Caiaphas, and the Jewish Leaders and people, the entire TRI, as well as Pilate and all the Roman Leaders and people, the entire TPI, likewise came together, as was uniquely required for such condemnation to death and crucifixion to occur, all together utterly clueless as to the significance of that unique, life-giving moment in time.

Elizabeth, Wife and Mother (of John the Baptist)

The central fact we know about Elizabeth from this passage is her barrenness to date and, human speaking, the extinguishment of any hope of her becoming barren even were she joined to another husband.

This is important in two particulars. First it links us back to a time before the Mosaic Covenant, to that of the Abramic Covenant where there was also a barren wife, Sarah. Sarah’s barrenness was significant because God had made promises to Abram that he would become the father of many, an innumerable number, changing his name to Abraham–father of many–to be in accordance to such promises. So such promise was confronted with the human reality of both Sarah’s barrenness and her being beyond the years of conception.

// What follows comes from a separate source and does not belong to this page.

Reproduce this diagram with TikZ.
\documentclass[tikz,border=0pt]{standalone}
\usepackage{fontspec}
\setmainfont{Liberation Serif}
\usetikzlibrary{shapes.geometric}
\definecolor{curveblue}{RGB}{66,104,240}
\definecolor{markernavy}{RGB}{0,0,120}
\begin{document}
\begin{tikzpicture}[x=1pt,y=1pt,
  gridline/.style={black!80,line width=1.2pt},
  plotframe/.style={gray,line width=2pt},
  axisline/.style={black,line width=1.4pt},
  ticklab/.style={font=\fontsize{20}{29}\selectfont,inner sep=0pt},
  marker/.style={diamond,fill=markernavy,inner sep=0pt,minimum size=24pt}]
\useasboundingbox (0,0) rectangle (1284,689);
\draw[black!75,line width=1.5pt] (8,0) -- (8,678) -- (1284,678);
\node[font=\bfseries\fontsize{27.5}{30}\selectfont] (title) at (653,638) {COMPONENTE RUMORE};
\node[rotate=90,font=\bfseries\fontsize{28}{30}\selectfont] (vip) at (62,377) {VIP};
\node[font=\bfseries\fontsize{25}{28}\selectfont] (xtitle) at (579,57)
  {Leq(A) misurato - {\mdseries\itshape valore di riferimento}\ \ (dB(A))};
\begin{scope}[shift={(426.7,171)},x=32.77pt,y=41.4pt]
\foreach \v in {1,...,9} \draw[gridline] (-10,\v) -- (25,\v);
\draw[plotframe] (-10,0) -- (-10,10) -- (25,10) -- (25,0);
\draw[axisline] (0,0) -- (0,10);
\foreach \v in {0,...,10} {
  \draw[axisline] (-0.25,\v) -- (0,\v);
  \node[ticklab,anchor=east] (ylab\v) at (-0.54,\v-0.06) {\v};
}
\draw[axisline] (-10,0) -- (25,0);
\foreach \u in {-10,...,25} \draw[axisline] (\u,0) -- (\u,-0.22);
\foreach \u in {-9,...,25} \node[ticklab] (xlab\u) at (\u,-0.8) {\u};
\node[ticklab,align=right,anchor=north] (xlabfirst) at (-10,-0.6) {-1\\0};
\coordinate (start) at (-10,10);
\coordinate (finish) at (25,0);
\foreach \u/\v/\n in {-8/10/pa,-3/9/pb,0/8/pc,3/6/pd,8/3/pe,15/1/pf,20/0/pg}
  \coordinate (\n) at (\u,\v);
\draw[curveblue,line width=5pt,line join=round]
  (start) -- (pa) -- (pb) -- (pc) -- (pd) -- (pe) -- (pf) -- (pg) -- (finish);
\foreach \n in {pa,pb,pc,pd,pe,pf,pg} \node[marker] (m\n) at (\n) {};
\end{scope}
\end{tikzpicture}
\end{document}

She, and Abraham, sought a human solution, the use of a surrogate wife, Hagar, giving evidence that the limitation to conception was Sarah’s not Abraham’s. But God did not accept such human scheme, and even some 14 years after the birth of Ishmael through Hagar, God reappeared to Abraham to renew the yet more incredible promise of his fathering the promised line through Sarah, a promise that Sarah overheard and mocked.

As then, so in Luke 1, some 2,000 year later. Elizabeth’s barrenness was overcome through miraculous means leading to another kind of father, a forerunner, whose ministry also led to the emergence of many “children” of Abraham, such that Jesus Himself proclaimed John the Baptist to be the greatest of the Old Testament prophets.